» WRITTEN REQUEST
Copy each line containing the word "this" from the records that follow, please.

——

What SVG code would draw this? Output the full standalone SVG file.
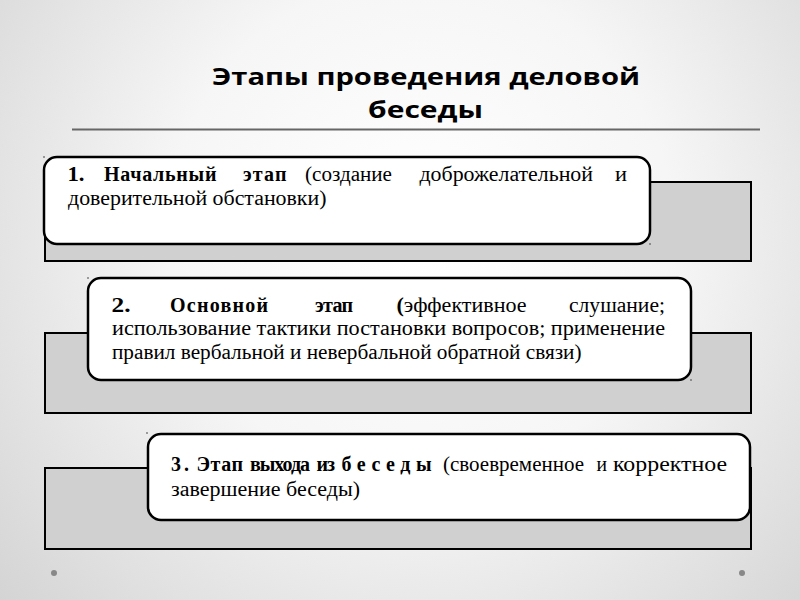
<svg xmlns="http://www.w3.org/2000/svg" width="800" height="600" viewBox="0 0 800 600">
<defs>
<radialGradient id="bg" cx="420" cy="230" r="560" gradientUnits="userSpaceOnUse">
<stop offset="0" stop-color="#ffffff"/>
<stop offset="0.45" stop-color="#f6f6f6"/>
<stop offset="1" stop-color="#d4d4d4"/>
</radialGradient>
<style>
.panel{fill:#d0d0d0;stroke:#000;stroke-width:2}
.box{fill:#fff;stroke:#000;stroke-width:2.5}
.t{font-family:"Liberation Serif","Times New Roman",serif;font-size:20px;fill:#000}
.b{font-weight:bold}
.title{font-family:"Open Sans","DejaVu Sans",sans-serif;font-weight:bold;font-size:24px;fill:#000}
.dot{fill:#888}
.spk{fill:#333}
</style>
</defs>
<rect width="800" height="600" fill="url(#bg)"/>
<g id="title">
<text class="title" x="212" y="84.5" textLength="428" lengthAdjust="spacingAndGlyphs">Этапы проведения деловой</text>
<text class="title" x="368" y="117.5" textLength="115" lengthAdjust="spacingAndGlyphs">беседы</text>
<line x1="72" y1="129.5" x2="760" y2="129.5" stroke="#666" stroke-width="2"/>
</g>
<g id="stage1">
<rect class="panel" x="45" y="182" width="706" height="79"/>
<rect class="box" x="44" y="157" width="606" height="87" rx="13"/>
<text class="t b" x="67.5" y="181" textLength="17" lengthAdjust="spacingAndGlyphs">1.</text>
<text class="t b" x="104" y="181" textLength="112.5" lengthAdjust="spacing">Начальный</text>
<text class="t b" x="243" y="181" textLength="43.5" lengthAdjust="spacing">этап</text>
<text class="t" x="305" y="181" textLength="87" lengthAdjust="spacingAndGlyphs">(создание</text>
<text class="t" x="419.5" y="181" textLength="173.5" lengthAdjust="spacingAndGlyphs">доброжелательной</text>
<text class="t" x="615" y="181" textLength="12" lengthAdjust="spacingAndGlyphs">и</text>
<text class="t" x="68" y="205" textLength="258.5" lengthAdjust="spacingAndGlyphs">доверительной обстановки)</text>
<circle class="spk" cx="44" cy="157" r="0.8"/>
<circle class="spk" cx="650" cy="244" r="0.8"/>
</g>
<g id="stage2">
<rect class="panel" x="45" y="333" width="706" height="80"/>
<rect class="box" x="88" y="278" width="603" height="102" rx="13"/>
<text class="t b" x="111.5" y="311.5" textLength="19" lengthAdjust="spacingAndGlyphs">2.</text>
<text class="t b" x="170" y="311.5" textLength="98" lengthAdjust="spacing">Основной</text>
<text class="t b" x="315" y="311.5" textLength="38" lengthAdjust="spacing">этап</text>
<text class="t" x="396.5" y="311.5" textLength="130" lengthAdjust="spacingAndGlyphs"><tspan class="b">(</tspan>эффективное</text>
<text class="t" x="569" y="311.5" textLength="96" lengthAdjust="spacingAndGlyphs">слушание;</text>
<text class="t" x="112" y="335" textLength="553" lengthAdjust="spacingAndGlyphs">использование тактики постановки вопросов; применение</text>
<text class="t" x="112" y="358.5" textLength="469.5" lengthAdjust="spacingAndGlyphs">правил вербальной и невербальной обратной связи)</text>
<circle class="spk" cx="88" cy="278" r="0.8"/>
<circle class="spk" cx="691" cy="380" r="0.8"/>
</g>
<g id="stage3">
<rect class="panel" x="45" y="468" width="706" height="81"/>
<rect class="box" x="148" y="434" width="602" height="86" rx="13"/>
<text class="t b" x="171" y="470.5" textLength="18" lengthAdjust="spacing">3.</text>
<text class="t b" x="196.5" y="470.5" textLength="46.5" lengthAdjust="spacing">Этап</text>
<text class="t b" x="250" y="470.5" textLength="60" lengthAdjust="spacing">выхода</text>
<text class="t b" x="316.5" y="470.5" textLength="18.5" lengthAdjust="spacing">из</text>
<text class="t b" x="341.5" y="470.5" textLength="90" lengthAdjust="spacing">беседы</text>
<text class="t" x="443" y="470.5" textLength="141" lengthAdjust="spacingAndGlyphs">(своевременное</text>
<text class="t" x="596.5" y="470.5" textLength="10.5" lengthAdjust="spacingAndGlyphs">и</text>
<text class="t" x="613" y="470.5" textLength="114" lengthAdjust="spacingAndGlyphs">корректное</text>
<text class="t" x="171" y="495.5" textLength="189" lengthAdjust="spacingAndGlyphs">завершение беседы)</text>
<circle class="spk" cx="147" cy="433" r="0.8"/>
</g>
<g id="connectors"></g>
<circle class="dot" cx="54" cy="573" r="3"/>
<circle class="dot" cx="742" cy="573" r="3"/>
</svg>
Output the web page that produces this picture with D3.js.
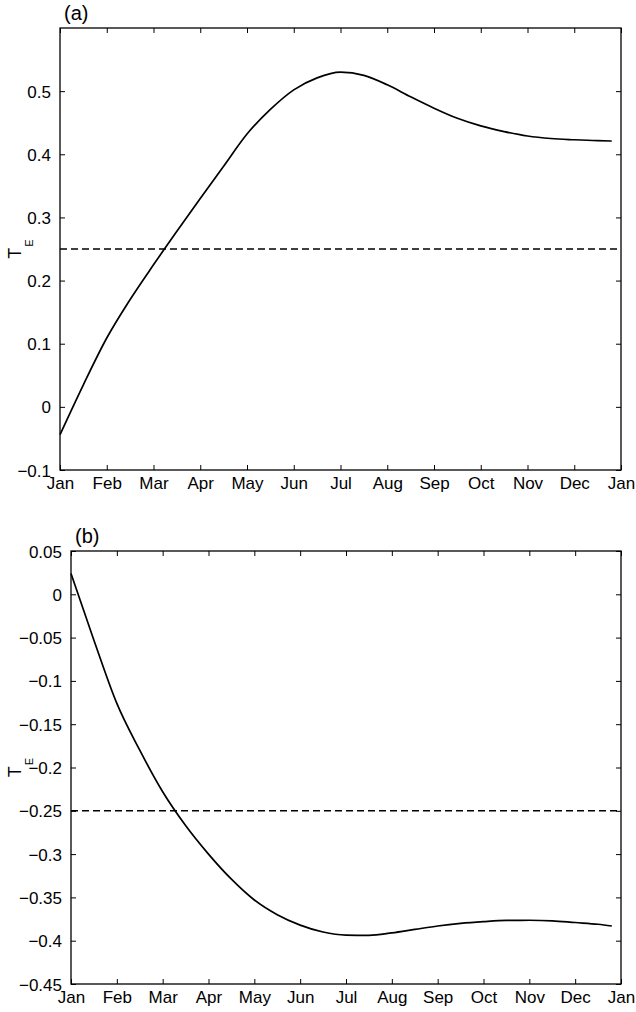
<!DOCTYPE html>
<html>
<head>
<meta charset="utf-8">
<script src="https://cdn.jsdelivr.net/npm/d3@7"></script>
<style>
  html, body { margin: 0; padding: 0; background: #fff; }
  svg { display: block; font-family: "Liberation Sans", Arial, Helvetica, sans-serif; }
</style>
</head>
<body>
<svg id="chart" width="636" height="1012"></svg>
<script>
// Month labels along the time axis (0 = Jan, 12 = following Jan)
const monthLabels = ["Jan", "Feb", "Mar", "Apr", "May", "Jun", "Jul", "Aug", "Sep", "Oct", "Nov", "Dec", "Jan"];

// Sample times in months since 1 Jan
const timeA = [0, 0.5, 1, 1.5, 2, 2.5, 3, 3.5, 4, 4.5, 5, 5.5, 6, 6.5, 7, 7.5, 8, 8.5, 9, 9.5, 10, 10.5, 11, 11.5, 11.8];
const timeB = [0, 0.5, 1, 1.5, 2, 2.5, 3, 3.5, 4, 4.5, 5, 5.5, 6, 6.5, 7, 7.5, 8, 8.5, 9, 9.5, 10, 10.5, 11, 11.5, 11.8];

// T_E for case (a)
const teA = [-0.044, 0.035, 0.109, 0.170, 0.225, 0.278, 0.330, 0.381, 0.432, 0.471, 0.502, 0.521, 0.530,
             0.525, 0.510, 0.491, 0.473, 0.457, 0.445, 0.436, 0.429, 0.425, 0.423, 0.4215, 0.421];
// T_E for case (b)
const teB = [0.024, -0.053, -0.126, -0.180, -0.228, -0.267, -0.300, -0.329, -0.353, -0.370, -0.382, -0.390, -0.3935,
             -0.3938, -0.391, -0.387, -0.383, -0.380, -0.378, -0.3766, -0.3764, -0.377, -0.379, -0.381, -0.383];

// Horizontal reference levels
const refA = 0.25;
const refB = -0.25;

// Y tick values
const yTicksA = [-0.1, 0, 0.1, 0.2, 0.3, 0.4, 0.5];
const yTicksB = [0.05, 0, -0.05, -0.1, -0.15, -0.2, -0.25, -0.3, -0.35, -0.4, -0.45];

const panels = [
  { tag: "(a)", time: timeA, values: teA, ref: refA, yDomain: [-0.1, 0.6], yTicks: yTicksA,
    box: { left: 60, right: 621, top: 28, bottom: 470 } },
  { tag: "(b)", time: timeB, values: teB, ref: refB, yDomain: [-0.45, 0.05], yTicks: yTicksB,
    box: { left: 71, right: 621, top: 551, bottom: 984 } }
];

const svg = d3.select("#chart");
const fontSize = 17;
const tickLen = 5;

function fmt(v) {
  const s = d3.format(".2~f")(Math.abs(v));
  return (v < 0 ? "\u2212" : "") + s;
}

panels.forEach(p => {
  const b = p.box;
  const x = d3.scaleLinear().domain([0, 12]).range([b.left, b.right]);
  const y = d3.scaleLinear().domain(p.yDomain).range([b.bottom, b.top]);
  const g = svg.append("g");

  // Curve
  const line = d3.line()
    .x((d, i) => x(p.time[i]))
    .y(d => y(d))
    .curve(d3.curveMonotoneX);
  g.append("path")
    .attr("d", line(p.values))
    .attr("fill", "none")
    .attr("stroke", "#000")
    .attr("stroke-width", 1.7)
    .attr("stroke-linejoin", "round");

  // Dashed reference level
  g.append("line")
    .attr("x1", x(0)).attr("x2", x(12))
    .attr("y1", y(p.ref)).attr("y2", y(p.ref))
    .attr("stroke", "#000")
    .attr("stroke-width", 1.5)
    .attr("stroke-dasharray", "7,4");

  // Bottom axis with month labels, ticks pointing inward
  const xAxis = d3.axisBottom(x)
    .tickValues(d3.range(0, 13))
    .tickFormat(i => monthLabels[i])
    .tickSizeInner(-tickLen).tickSizeOuter(0).tickPadding(tickLen + 14);
  const gx = g.append("g").attr("transform", `translate(0,${b.bottom})`).call(xAxis);

  // Top axis: ticks only
  const gxt = g.append("g").attr("transform", `translate(0,${b.top})`)
    .call(d3.axisTop(x).tickValues(d3.range(0, 13)).tickFormat("").tickSizeInner(-tickLen).tickSizeOuter(0));

  // Left axis with values
  const yAxis = d3.axisLeft(y)
    .tickValues(p.yTicks)
    .tickFormat(fmt)
    .tickSizeInner(-tickLen).tickSizeOuter(0).tickPadding(tickLen + 4);
  const gy = g.append("g").attr("transform", `translate(${b.left},0)`).call(yAxis);

  // Right axis: ticks only
  const gyr = g.append("g").attr("transform", `translate(${b.right},0)`)
    .call(d3.axisRight(y).tickValues(p.yTicks).tickFormat("").tickSizeInner(-tickLen).tickSizeOuter(0));

  [gx, gxt, gy, gyr].forEach(a => {
    a.select(".domain").remove();
    a.selectAll("line").attr("stroke", "#000").attr("stroke-width", 1);
    a.selectAll("text")
      .attr("fill", "#000")
      .style("font-size", fontSize + "px")
      .style("font-family", "'Liberation Sans', Arial, Helvetica, sans-serif");
  });
  gx.selectAll("text").attr("dy", null).attr("y", 19);
  gy.selectAll("text").attr("dy", null).attr("y", 6);

  // Frame
  g.append("rect")
    .attr("x", b.left).attr("y", b.top)
    .attr("width", b.right - b.left).attr("height", b.bottom - b.top)
    .attr("fill", "none").attr("stroke", "#000").attr("stroke-width", 1.3);

  // Panel tag
  g.append("text")
    .attr("x", b.left + 4).attr("y", b.top - 8)
    .style("font-size", "20px")
    .text(p.tag);

  // Y label T_E
  const cy = (b.top + b.bottom) / 2;
  const yl = g.append("text")
    .attr("transform", `translate(21,${cy}) rotate(-90)`)
    .attr("text-anchor", "middle")
    .style("font-size", "18px");
  yl.append("tspan").text("T");
  yl.append("tspan").attr("dx", 1).attr("dy", 12).style("font-size", "11px").text("E");
});
</script>
</body>
</html>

——

» OUTPUT
What SVG code would draw this? Output the full standalone SVG file.
Output the web page that produces this picture with D3.js.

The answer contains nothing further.